How we got from there to
In 1976, Charlie Sutherland,
Jr. and his brother-in-law Ron Joyce were working for the yarn oil
division (run by Charlie's dad) of a large textile yarn company.
The yarn company asked
Charlie to find a soap to clean up the oils his division was making
along with other accumulated grime the yarn machines picked up.
Rather than buy a soap, Ron
and Charlie started making it themselves on the sly in an old barn on
Ron's dad's farm. Charlie came up with the final formula after a short
while; the stuff worked great, and they were in business.
With $200, Charlie and Ron
officially started their little soap company.
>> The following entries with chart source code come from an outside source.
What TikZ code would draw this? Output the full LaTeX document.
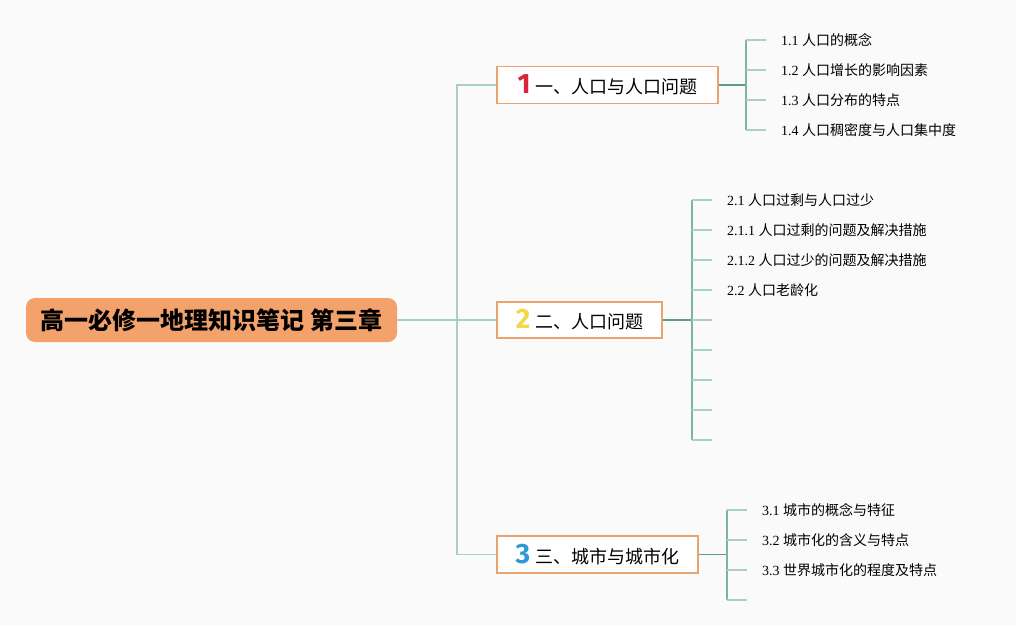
\documentclass[tikz,border=0pt]{standalone}
\usepackage{fontspec}
\setmainfont{Liberation Serif}
\newfontfamily\cjk{Noto Sans CJK SC}
\newfontfamily\numfont{Fira Sans}
\usepackage{xcolor}
\definecolor{bgcol}{HTML}{FAFAFA}
\definecolor{rootcol}{HTML}{F4A26B}
\definecolor{boxline}{HTML}{E9A36E}
\definecolor{darkline}{HTML}{5E9C88}
\definecolor{midline}{HTML}{7DB3A2}
\definecolor{lightline}{HTML}{A9D0C3}
\definecolor{numred}{HTML}{D9263B}
\definecolor{numyellow}{HTML}{F2D848}
\definecolor{numblue}{HTML}{2C9AD8}
\newcommand{\topicnum}[2]{{\numfont\bfseries\fontsize{28}{28}\selectfont\color{#1}#2}\hspace{5pt}}
\tikzset{
  root/.style={fill=rootcol, rounded corners=9pt, minimum width=371pt, minimum height=44pt, inner sep=0pt, font=\cjk\bfseries\fontsize{24}{24}\selectfont},
  topic/.style={draw=boxline, line width=1.6pt, fill=white, minimum height=37pt, inner sep=0pt, font=\cjk\fontsize{18}{18}\selectfont},
  leaf/.style={anchor=west, inner xsep=15pt, inner ysep=0pt, font=\fontsize{14}{14}\selectfont},
  trunk/.style={lightline, line width=1.4pt},
  branch/.style={darkline, line width=1.6pt},
  spine/.style={midline, line width=1.6pt},
  tick/.style={lightline, line width=1.4pt}
}

\begin{document}
\begin{tikzpicture}[x=1pt, y=-1pt]
		% 背景
		\fill [bgcol] (0, 0) rectangle (1016, 625);
		\useasboundingbox (0, 0) rectangle (1016, 625);
		% 中心主题
		\node [root] (root) at (211.5, 320) {高一必修一地理知识笔记 第三章};
		% 分支主题
		\node [topic, minimum width=221pt] (t1) at (607.5, 85) {\topicnum{numred}{1}一、人口与人口问题};
		\node [topic, minimum width=165pt, minimum height=36pt] (t2) at (579.5, 320) {\topicnum{numyellow}{2}二、人口问题};
		\node [topic, minimum width=201pt] (t3) at (597.5, 554.5) {\topicnum{numblue}{3}三、城市与城市化};
		% 主干
		\coordinate (j0) at (457, 320);
		\draw [trunk] (root.east) -- (t2.west);
		\draw [trunk] (t1.west) -| (j0) |- (t3.west);
		% 子主题 1
		\coordinate (s1) at (746, 85);
		\draw [branch] (t1.east) -- (s1);
		\draw [spine] (746, 40) -- (746, 130);
		\foreach \y/\n/\t [count=\i] in {40/1.1/人口的概念, 70/1.2/人口增长的影响因素, 100/1.3/人口分布的特点, 130/1.4/人口稠密度与人口集中度}
		{
			\node [leaf] (a\i) at (766, \y) {\n\ {\cjk \t}};
			\draw [tick] (746, \y) -- (a\i.west);
		}
		% 子主题 2
		\coordinate (s2) at (692, 320);
		\draw [branch] (t2.east) -- (s2);
		\draw [spine] (692, 200) -- (692, 440);
		\foreach \y/\n/\t [count=\i] in {200/2.1/人口过剩与人口过少, 230/2.1.1/人口过剩的问题及解决措施, 260/2.1.2/人口过少的问题及解决措施, 290/2.2/人口老龄化}
		{
			\node [leaf] (b\i) at (712, \y) {\n\ {\cjk \t}};
			\draw [tick] (692, \y) -- (b\i.west);
		}
		\foreach \y in {320, 350, ..., 440}
			\draw [tick] (692, \y) -- (712, \y);
		% 子主题 3
		\coordinate (s3) at (727, 554.5);
		\draw [branch] (t3.east) -- (s3);
		\draw [spine] (727, 510) -- (727, 600);
		\foreach \y/\n/\t [count=\i] in {510/3.1/城市的概念与特征, 540/3.2/城市化的含义与特点, 570/3.3/世界城市化的程度及特点}
		{
			\node [leaf] (c\i) at (747, \y) {\n\ {\cjk \t}};
			\draw [tick] (727, \y) -- (c\i.west);
		}
		\draw [tick] (727, 600) -- (747, 600);
	\end{tikzpicture}
\end{document}
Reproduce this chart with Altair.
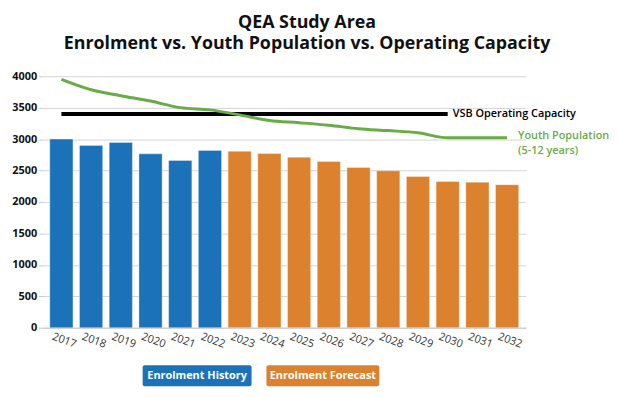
import altair as alt
import pandas as pd

years = [str(y) for y in range(2017, 2033)]
enrolment = [3000, 2900, 2945, 2765, 2660, 2820, 2805, 2770, 2710, 2645, 2550, 2495, 2405, 2325, 2315, 2275]
phase = ["Enrolment History"] * 6 + ["Enrolment Forecast"] * 10
youth = [3950, 3785, 3690, 3605, 3500, 3465, 3385, 3295, 3260, 3220, 3165, 3135, 3100, 3020, 3020, 3020]
cap_years = years[:14]
capacity = [3400] * 14
y_ticks = [0, 500, 1000, 1500, 2000, 2500, 3000, 3500, 4000]
title_lines = ["QEA Study Area", "Enrolment vs. Youth Population vs. Operating Capacity"]

FONT = "Open Sans"
BLUE = "#1b72b8"
ORANGE = "#dc822e"
GREEN = "#69ab47"

bars_df = pd.DataFrame({"year": years, "value": enrolment, "phase": phase})
youth_df = pd.DataFrame({"year": years, "value": youth})
cap_df = pd.DataFrame({"year": cap_years, "value": capacity})

xscale = alt.Scale(domain=years, paddingInner=0.22, paddingOuter=0.24)
yscale = alt.Scale(domain=[0, 4000], nice=False)

x_axis = alt.Axis(labelAngle=20, labelAlign="center", labelBaseline="top",
                  labelPadding=7, labelOffset=5, ticks=False, domainColor="#c8c8c8",
                  labelFont=FONT, labelFontSize=11, labelColor="#333333")
y_axis = alt.Axis(values=y_ticks, format="d", grid=True, gridColor="#d4d4d4", domain=False,
                  ticks=True, tickSize=4, tickColor="#c8c8c8", labelPadding=2,
                  labelFont=FONT, labelFontSize=11, labelOverlap=False,
                  labelFontWeight="bold", labelColor="#111111")


def xe():
    return alt.X("year:O", scale=xscale, sort=years, title=None, axis=x_axis)


def ye():
    return alt.Y("value:Q", scale=yscale, title=None, axis=y_axis)


bars = alt.Chart(bars_df).mark_bar(stroke="white", strokeOpacity=0.35, strokeWidth=1).encode(
    x=xe(), y=ye(),
    color=alt.Color("phase:N", scale=alt.Scale(domain=["Enrolment History", "Enrolment Forecast"],
                                               range=[BLUE, ORANGE]), legend=None),
)

cap_line = alt.Chart(cap_df).mark_line(color="black", strokeWidth=4).encode(x=xe(), y=ye())

youth_line = alt.Chart(youth_df).mark_line(color=GREEN, strokeWidth=3, interpolate="monotone").encode(
    x=xe(), y=ye()
)

cap_label = alt.Chart(cap_df.tail(1)).mark_text(
    align="left", baseline="middle", dx=5, font=FONT, fontSize=11, fontWeight=600, color="black"
).encode(x=xe(), y=ye(), text=alt.value("VSB Operating Capacity"))

youth_label = alt.Chart(youth_df.tail(1)).mark_text(
    align="left", baseline="middle", dx=11, dy=-2, font=FONT, fontSize=11, fontWeight=600,
    color=GREEN, lineHeight=15
).encode(x=xe(), y=ye(), text=alt.value(["Youth Population", "(5-12 years)"]))

one = pd.DataFrame({"k": [0]})
title1 = alt.Chart(one).mark_text(font=FONT, fontSize=18, fontWeight="bold", color="#111111",
                                  align="center", baseline="middle").encode(
    x=alt.value(267), y=alt.value(-54), text=alt.value(title_lines[0]))
title2 = alt.Chart(one).mark_text(font=FONT, fontSize=18, fontWeight="bold", color="#111111",
                                  align="center", baseline="middle").encode(
    x=alt.value(267), y=alt.value(-32), text=alt.value(title_lines[1]))

leg_box1 = alt.Chart(one).mark_rect(color=BLUE, cornerRadius=2).encode(
    x=alt.value(101), x2=alt.value(211), y=alt.value(292), y2=alt.value(313))
leg_box2 = alt.Chart(one).mark_rect(color=ORANGE, cornerRadius=2).encode(
    x=alt.value(226), x2=alt.value(340), y=alt.value(292), y2=alt.value(313))
leg_txt1 = alt.Chart(one).mark_text(font=FONT, fontSize=11, fontWeight="bold", color="white",
                                    align="center", baseline="middle").encode(
    x=alt.value(156), y=alt.value(302.5), text=alt.value("Enrolment History"))
leg_txt2 = alt.Chart(one).mark_text(font=FONT, fontSize=11, fontWeight="bold", color="white",
                                    align="center", baseline="middle").encode(
    x=alt.value(283), y=alt.value(302.5), text=alt.value("Enrolment Forecast"))

chart = alt.layer(
    bars, cap_line, youth_line, cap_label, youth_label,
    title1, title2, leg_box1, leg_box2, leg_txt1, leg_txt2
).properties(
    width=488, height=254, autosize="none",
    padding={"left": 35, "top": 67, "right": 85, "bottom": 60},
).configure_view(stroke=None)

chart.save("out.html", embed_options={"renderer": "svg", "actions": False})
Charlie had to borrow
$100 from Ron to cover his half of the enterprise. Eventually the yarn
company figured out where the soap was coming from and raised Hell.
After they convinced Ron
that they would continue buying the soap, he went with the new soap
company. The yarn company kept Charlie. Charlie's dad used to say of
the original cleaner, "It cleans everything from false teeth to diesel
engines." We put that on the labels.
The soap company struggled
on with Charlie still helping make soap on weekends, and Ron delivering
during the week. The oil division at the textile yarn company was
bought out in 1981 by a German chemical company and Charlie went with
Time to start a new company
In 1983, over strong
objections from his wife Jane, Charlie left his good job and bought
Ron's shares of the struggling little soap company.
Ron left for greener
pastures, and Charlie, now over $60,000 in debt, moved all the
equipment to the old yarn oil division where his father, Charlie
senior, and Ron's secretary, Jenny Craver, still kept an office. Jenny
stayed with the little soap company.
The very day Charlie took
over the soap company, the old yarn company started modernizing and
shipping thousands of their old machines to China.
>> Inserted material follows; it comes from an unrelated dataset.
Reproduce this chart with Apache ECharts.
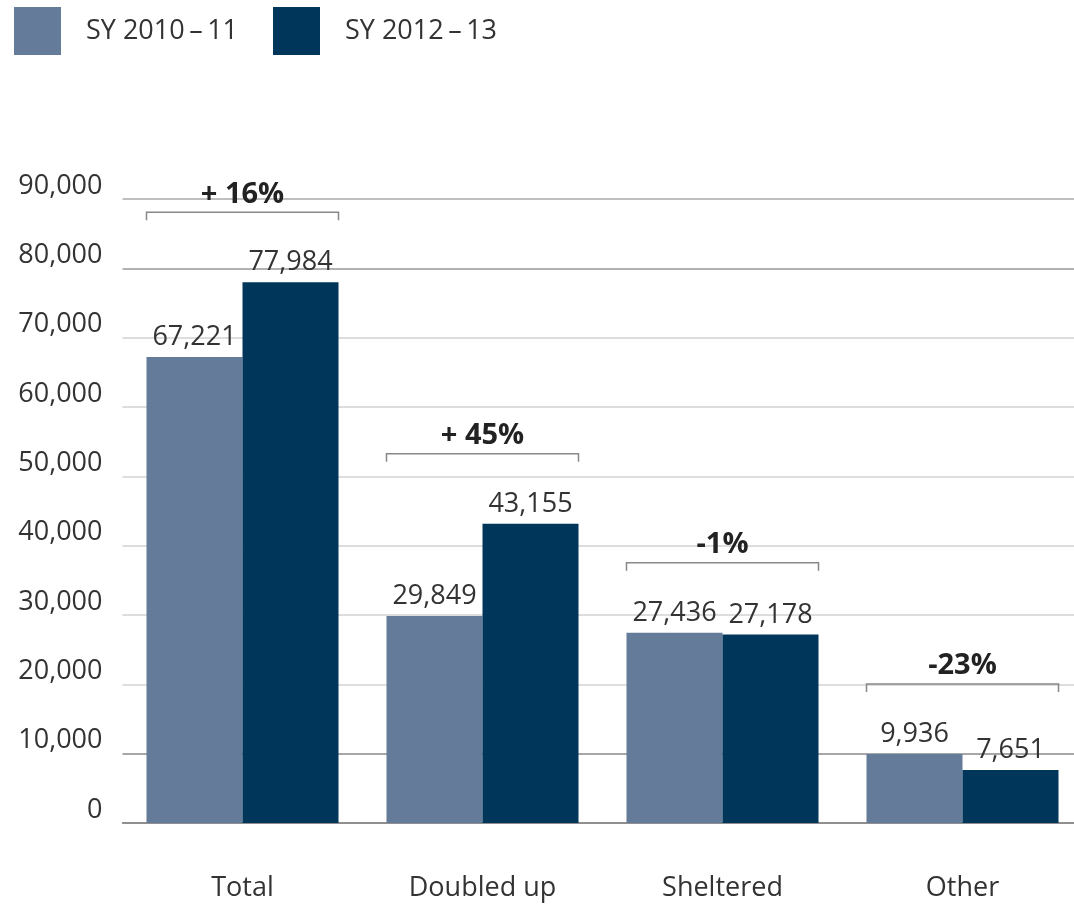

The Chinese folks insisted
that these old grimy machines had to be sparkling clean before
shipping. Soap sales soared, and Charlie hired Wayne Belton to mix soap
and drive the truck he got from the German company.
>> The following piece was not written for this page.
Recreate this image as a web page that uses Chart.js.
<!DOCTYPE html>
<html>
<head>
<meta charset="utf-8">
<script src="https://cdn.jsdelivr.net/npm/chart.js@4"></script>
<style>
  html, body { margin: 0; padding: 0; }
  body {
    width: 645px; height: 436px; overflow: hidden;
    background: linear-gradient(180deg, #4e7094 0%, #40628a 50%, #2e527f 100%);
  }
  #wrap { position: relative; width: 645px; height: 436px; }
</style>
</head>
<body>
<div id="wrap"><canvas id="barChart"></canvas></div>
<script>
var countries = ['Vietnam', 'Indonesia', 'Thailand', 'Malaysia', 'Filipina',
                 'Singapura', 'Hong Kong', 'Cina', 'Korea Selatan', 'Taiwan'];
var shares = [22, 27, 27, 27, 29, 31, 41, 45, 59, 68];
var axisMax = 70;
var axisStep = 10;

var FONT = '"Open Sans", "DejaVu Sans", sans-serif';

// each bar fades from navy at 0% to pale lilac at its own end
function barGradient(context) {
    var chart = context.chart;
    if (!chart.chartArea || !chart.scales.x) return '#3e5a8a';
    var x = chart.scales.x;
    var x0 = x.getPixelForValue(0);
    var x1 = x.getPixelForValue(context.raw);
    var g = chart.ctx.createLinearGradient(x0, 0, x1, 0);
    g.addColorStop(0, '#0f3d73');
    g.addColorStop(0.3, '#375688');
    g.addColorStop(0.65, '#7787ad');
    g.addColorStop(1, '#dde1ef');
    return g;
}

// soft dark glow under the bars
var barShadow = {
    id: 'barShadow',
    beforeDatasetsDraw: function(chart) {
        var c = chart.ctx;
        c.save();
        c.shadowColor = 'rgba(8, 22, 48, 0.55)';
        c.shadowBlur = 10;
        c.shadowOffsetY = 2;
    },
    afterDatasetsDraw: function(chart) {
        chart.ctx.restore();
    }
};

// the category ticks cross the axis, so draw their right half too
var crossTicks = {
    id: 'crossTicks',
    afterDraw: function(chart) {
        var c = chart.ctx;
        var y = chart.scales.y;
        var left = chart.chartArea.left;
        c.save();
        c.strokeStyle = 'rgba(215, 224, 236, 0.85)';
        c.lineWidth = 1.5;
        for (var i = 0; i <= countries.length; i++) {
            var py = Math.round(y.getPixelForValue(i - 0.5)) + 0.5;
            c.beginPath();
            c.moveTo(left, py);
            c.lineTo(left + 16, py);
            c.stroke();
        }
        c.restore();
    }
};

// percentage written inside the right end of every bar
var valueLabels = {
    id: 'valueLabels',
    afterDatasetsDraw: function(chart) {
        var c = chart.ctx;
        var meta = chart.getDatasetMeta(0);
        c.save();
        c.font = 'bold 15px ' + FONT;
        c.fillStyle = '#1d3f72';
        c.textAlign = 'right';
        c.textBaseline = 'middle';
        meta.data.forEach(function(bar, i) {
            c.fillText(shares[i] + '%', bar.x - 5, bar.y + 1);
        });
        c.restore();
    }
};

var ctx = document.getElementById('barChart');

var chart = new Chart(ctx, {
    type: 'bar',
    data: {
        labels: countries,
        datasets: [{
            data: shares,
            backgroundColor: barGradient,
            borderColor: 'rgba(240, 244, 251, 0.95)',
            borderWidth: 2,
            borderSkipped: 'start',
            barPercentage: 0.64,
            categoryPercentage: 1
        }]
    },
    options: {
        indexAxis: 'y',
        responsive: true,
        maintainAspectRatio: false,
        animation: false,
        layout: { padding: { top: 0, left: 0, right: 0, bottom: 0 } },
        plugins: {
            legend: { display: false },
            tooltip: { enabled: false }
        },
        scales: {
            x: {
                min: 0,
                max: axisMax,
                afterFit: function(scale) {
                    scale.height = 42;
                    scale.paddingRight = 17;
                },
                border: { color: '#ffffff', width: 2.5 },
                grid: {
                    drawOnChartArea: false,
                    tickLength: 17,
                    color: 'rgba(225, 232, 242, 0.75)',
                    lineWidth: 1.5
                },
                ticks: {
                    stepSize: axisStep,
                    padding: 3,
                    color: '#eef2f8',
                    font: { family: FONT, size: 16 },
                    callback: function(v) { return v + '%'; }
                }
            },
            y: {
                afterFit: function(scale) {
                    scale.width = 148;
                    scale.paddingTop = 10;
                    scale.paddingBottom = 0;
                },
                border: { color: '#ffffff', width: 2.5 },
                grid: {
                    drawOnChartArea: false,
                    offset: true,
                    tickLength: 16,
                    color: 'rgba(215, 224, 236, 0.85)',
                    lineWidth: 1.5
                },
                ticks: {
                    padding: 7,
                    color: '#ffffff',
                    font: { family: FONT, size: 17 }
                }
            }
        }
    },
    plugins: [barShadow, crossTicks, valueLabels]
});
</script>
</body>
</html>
Charlie paid off his debts
and was sitting pretty especially after he invented a new scour
(Laundry Liquid) for the Quality Control Labs, and it was now selling
to the outdoor-wear folks. All was good - for a while.
In 1992, after all of the
old textile machines had been shipped to China, the yarn company was
sold and 75% of Charlie's soap business was gone overnight.
Times were tough, and
Charlie and Jane had two kids in college and two more in private
school. Thank Goodness Charlie had the new sales in the Laundry Liquid
for outdoor wear. That kept the doors open. Sadly, Charlie's dad passed
on in 1994. He is missed.
Today -- Sold around the
Over the years, through
word-of-mouth and lots of scratching, the original Charlie's Soap, the
new Laundry Liquid, and the newer Laundry Powder have found their way
around the globe and they continue to amaze those who try them. The
boys, Taylor, James, and Morgan started working at the plant in 2002
and they are really making the company grow.